Is it possible to stop affiliates from ranking for your brand name?
You can’t stop them from ranking organically in the SEO results. They have to mention your brand on their website, in order to send traffic to you. And because they’re mentioning your brand, they have the ability to rank for your brand terms. Just try to own as much of the search results as possible. And you can do that by joining every major social media channel and linking to those channel pages. This starts to fill up the Top 10 search results for your brand. You can also build links and traffic into the positive third-party mentions and articles about your brand, such as newspaper mentions, awards that you’ve won etc. Make sure that those websites are trustworthy and don’t use affiliate links.
When I worked in-house at the world’s largest online poker brand, we even built our own affiliate websites. We used those sites to compete against our own affiliates on both brand and big generic keywords, funnelling the traffic into a number of different poker brands that we owned. This saved us from having to pay out affiliate commission on that traffic and prevented the affiliate sites from potentially sending traffic to our competitors. You might not want to do this, but it’s another approach you can take.
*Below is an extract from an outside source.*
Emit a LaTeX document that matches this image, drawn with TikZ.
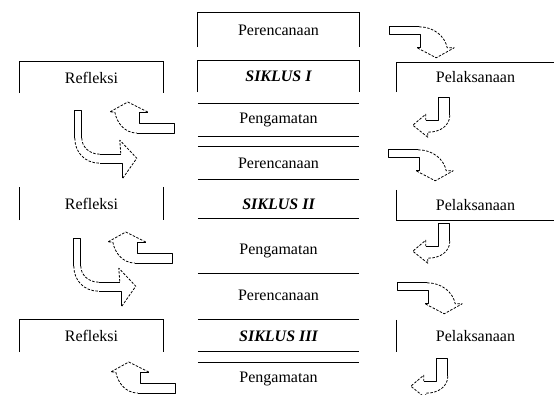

You can also tell affiliates not to bid on your brand name in Google AdWords and other paid channels. When affiliates do this, they’re pushing up your Cost Per Click and you’re not getting any value from it either, because those people would be clicking on your organic SEO result otherwise. Some affiliates still try to be sneaky though. They will continue to bid on your brand terms, but they’ll exclude the town or city where your office is based, so that you can’t see them. The ads will appear everywhere in UK apart from, say London, because your office is in London. It’s very little work for them, with very high ROI. It can take quite a while for brands to find out about this. So make sure that you check your PPC ads and your social media ads regularly and from different locations, which you can do using something called a “VPN”. It’s a way of changing your internet IP address and make it look like you’re coming from somewhere else – a different country or different city. Also check your brand search results at different times and days. The affiliates will assume that you don’t work on weekends, so maybe they’ll put some ads up, which don’t comply with your affiliate policies on Saturdays and Sundays. You want to be checking seven days a week, both morning and nights.